SET EXERCISE: Only the lines holding the string "rendering" are needed. Copy each one.

═════ STORED DATA ═════

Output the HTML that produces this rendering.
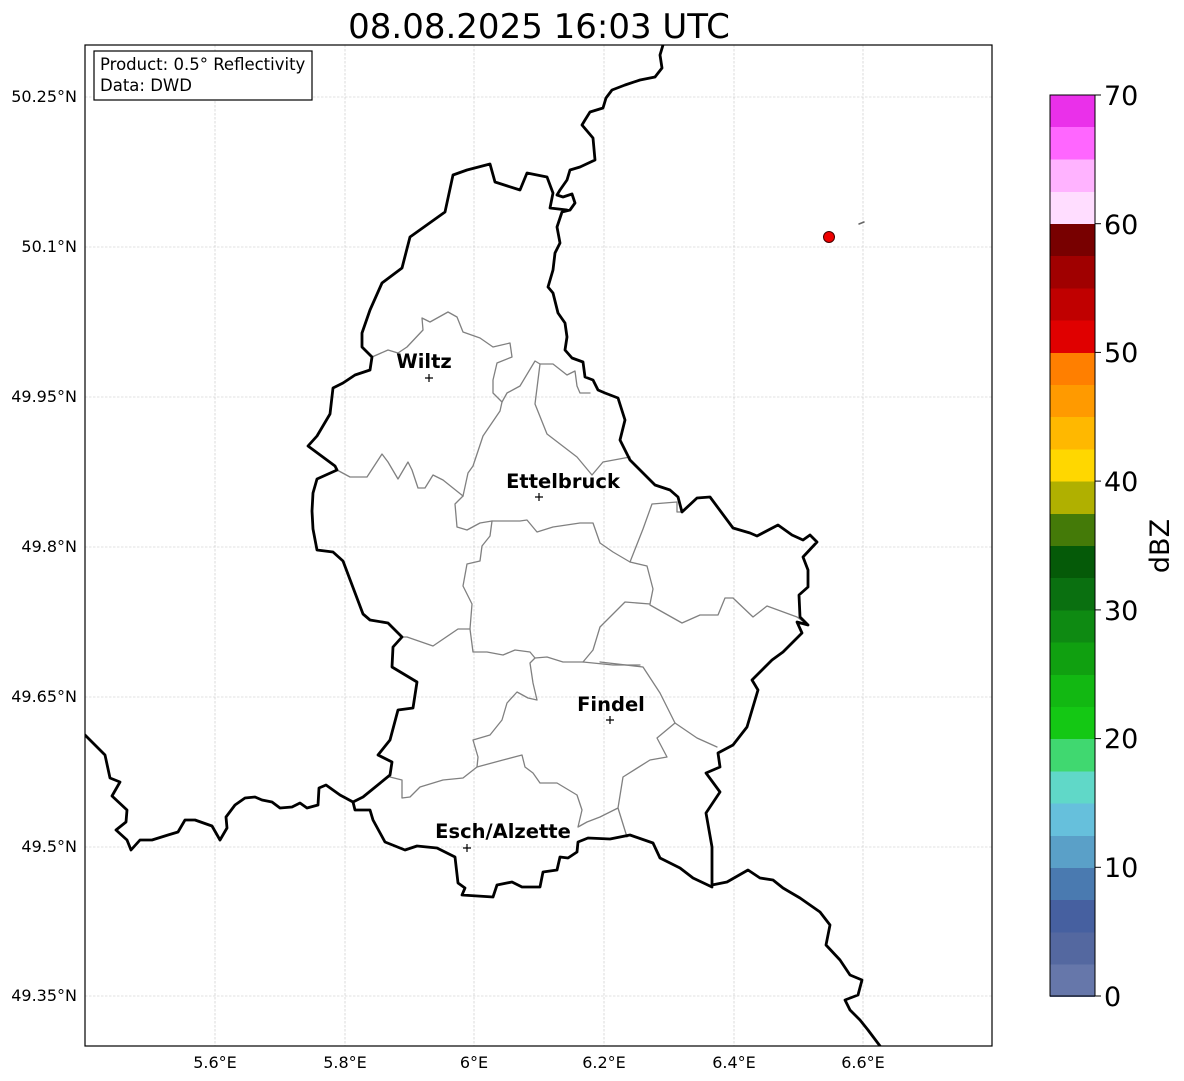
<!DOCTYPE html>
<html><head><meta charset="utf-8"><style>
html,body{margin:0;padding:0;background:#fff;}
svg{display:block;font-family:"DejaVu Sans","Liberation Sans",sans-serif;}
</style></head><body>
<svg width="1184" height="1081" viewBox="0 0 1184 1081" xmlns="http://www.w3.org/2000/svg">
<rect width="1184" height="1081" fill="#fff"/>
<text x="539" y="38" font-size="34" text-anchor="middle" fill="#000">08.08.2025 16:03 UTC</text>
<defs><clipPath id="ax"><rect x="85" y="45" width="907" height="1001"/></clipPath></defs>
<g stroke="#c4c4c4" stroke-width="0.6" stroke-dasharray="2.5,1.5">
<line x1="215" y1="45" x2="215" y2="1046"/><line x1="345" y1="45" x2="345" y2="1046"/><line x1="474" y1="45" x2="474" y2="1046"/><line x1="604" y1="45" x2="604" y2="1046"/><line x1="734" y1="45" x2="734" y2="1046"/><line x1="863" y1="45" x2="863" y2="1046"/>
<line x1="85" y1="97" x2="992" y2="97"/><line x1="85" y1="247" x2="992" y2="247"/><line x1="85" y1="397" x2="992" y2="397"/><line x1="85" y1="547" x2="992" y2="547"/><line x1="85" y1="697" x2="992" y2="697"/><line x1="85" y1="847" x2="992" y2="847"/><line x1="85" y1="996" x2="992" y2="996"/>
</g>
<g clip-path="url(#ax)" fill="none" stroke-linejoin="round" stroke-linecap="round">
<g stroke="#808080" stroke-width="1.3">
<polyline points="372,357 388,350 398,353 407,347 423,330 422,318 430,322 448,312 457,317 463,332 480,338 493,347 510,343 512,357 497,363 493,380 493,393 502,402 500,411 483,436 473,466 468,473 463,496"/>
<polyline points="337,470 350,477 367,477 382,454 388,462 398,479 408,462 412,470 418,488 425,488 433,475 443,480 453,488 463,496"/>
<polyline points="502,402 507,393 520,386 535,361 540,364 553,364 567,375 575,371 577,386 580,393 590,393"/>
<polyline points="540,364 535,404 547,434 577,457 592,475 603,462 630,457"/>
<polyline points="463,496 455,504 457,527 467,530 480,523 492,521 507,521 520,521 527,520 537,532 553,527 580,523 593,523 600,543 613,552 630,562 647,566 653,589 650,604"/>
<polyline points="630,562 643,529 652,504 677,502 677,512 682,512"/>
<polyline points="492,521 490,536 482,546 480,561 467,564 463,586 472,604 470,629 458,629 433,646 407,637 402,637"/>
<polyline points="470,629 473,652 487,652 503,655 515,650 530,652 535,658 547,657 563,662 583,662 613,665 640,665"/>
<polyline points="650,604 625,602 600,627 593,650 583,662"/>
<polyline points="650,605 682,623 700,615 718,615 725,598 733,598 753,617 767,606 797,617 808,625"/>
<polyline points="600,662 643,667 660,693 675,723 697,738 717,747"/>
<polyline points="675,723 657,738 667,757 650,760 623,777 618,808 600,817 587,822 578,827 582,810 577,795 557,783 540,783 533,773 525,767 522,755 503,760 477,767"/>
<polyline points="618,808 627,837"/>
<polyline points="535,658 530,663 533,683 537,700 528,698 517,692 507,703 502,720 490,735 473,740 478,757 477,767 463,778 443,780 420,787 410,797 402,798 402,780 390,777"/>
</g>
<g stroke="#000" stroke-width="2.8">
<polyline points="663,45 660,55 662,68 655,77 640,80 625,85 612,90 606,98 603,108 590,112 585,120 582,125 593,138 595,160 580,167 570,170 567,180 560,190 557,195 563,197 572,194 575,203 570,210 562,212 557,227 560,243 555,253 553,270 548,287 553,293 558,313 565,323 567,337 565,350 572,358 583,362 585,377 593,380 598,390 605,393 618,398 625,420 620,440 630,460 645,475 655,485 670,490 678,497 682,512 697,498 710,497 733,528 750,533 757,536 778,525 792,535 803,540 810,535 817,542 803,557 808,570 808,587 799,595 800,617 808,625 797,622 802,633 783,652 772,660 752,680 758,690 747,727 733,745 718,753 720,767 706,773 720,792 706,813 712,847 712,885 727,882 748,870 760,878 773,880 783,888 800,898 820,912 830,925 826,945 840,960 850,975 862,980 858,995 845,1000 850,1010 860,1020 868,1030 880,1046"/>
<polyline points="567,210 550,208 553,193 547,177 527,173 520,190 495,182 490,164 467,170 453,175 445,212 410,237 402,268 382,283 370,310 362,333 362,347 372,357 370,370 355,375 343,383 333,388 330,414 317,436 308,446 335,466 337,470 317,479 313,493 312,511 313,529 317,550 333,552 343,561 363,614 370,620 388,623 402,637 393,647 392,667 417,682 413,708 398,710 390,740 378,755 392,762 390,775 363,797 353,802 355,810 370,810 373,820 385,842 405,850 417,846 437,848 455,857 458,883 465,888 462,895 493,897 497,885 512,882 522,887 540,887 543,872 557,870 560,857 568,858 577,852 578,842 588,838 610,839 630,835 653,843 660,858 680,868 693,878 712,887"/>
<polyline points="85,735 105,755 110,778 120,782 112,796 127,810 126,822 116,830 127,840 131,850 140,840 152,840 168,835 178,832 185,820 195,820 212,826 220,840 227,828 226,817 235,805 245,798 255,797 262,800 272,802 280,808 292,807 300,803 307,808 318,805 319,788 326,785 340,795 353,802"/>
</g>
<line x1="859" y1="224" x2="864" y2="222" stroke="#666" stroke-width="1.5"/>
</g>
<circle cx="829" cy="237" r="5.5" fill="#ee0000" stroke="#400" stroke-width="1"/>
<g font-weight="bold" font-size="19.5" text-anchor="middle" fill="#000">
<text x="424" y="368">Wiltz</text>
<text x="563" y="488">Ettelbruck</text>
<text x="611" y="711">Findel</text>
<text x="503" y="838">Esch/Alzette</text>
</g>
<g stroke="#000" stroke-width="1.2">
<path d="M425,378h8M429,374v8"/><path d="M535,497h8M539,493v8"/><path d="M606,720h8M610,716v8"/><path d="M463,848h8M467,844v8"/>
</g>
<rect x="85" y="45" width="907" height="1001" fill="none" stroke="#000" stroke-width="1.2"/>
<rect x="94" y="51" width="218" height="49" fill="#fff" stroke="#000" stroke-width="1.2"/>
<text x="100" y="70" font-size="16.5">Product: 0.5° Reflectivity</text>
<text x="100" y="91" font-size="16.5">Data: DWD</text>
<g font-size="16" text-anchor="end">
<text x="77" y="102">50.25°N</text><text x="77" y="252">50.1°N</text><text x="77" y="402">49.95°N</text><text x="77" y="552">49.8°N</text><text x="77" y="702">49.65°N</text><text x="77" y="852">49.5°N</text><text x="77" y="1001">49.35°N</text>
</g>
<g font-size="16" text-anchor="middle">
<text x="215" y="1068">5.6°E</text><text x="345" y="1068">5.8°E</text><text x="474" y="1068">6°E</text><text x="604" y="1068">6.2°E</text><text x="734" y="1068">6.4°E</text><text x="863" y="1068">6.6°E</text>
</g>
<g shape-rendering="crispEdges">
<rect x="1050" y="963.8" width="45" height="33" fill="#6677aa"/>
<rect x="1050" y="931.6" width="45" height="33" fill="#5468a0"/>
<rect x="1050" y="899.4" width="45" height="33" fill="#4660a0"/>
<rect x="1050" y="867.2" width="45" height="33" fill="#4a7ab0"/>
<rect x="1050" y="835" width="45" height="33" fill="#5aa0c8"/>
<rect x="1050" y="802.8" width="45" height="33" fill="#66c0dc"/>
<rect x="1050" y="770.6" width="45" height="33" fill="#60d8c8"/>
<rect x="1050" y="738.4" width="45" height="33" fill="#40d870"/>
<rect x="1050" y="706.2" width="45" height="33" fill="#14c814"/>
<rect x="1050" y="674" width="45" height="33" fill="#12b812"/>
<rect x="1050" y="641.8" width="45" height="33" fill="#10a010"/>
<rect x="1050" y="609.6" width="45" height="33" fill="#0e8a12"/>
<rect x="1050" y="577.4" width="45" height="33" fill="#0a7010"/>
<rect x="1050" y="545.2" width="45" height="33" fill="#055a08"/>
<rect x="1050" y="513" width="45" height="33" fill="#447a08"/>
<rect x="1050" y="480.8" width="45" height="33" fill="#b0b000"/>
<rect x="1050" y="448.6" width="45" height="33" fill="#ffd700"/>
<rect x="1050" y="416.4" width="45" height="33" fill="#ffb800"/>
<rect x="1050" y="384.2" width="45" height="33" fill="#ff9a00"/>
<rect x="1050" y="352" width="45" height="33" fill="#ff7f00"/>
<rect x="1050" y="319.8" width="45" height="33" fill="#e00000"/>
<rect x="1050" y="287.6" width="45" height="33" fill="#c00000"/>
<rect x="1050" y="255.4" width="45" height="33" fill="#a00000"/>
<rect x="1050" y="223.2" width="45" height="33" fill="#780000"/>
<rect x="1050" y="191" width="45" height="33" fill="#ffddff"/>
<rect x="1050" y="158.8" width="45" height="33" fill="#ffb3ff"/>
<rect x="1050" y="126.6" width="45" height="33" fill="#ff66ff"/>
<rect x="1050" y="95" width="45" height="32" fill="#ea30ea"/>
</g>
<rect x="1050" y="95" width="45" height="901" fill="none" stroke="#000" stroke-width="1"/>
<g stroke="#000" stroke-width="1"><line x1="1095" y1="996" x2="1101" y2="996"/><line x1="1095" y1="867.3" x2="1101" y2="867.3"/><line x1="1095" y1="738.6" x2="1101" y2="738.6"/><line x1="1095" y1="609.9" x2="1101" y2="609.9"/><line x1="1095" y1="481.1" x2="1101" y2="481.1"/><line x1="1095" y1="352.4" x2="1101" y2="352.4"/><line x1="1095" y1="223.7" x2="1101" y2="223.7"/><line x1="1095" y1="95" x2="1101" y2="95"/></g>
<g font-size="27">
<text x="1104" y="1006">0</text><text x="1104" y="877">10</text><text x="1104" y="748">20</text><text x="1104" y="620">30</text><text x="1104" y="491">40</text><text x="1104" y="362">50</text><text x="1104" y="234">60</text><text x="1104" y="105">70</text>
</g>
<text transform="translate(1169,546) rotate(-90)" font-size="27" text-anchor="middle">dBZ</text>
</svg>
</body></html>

═════

RESULT OF THE EXERCISE:
Output the HTML that produces this rendering.
<g shape-rendering="crispEdges">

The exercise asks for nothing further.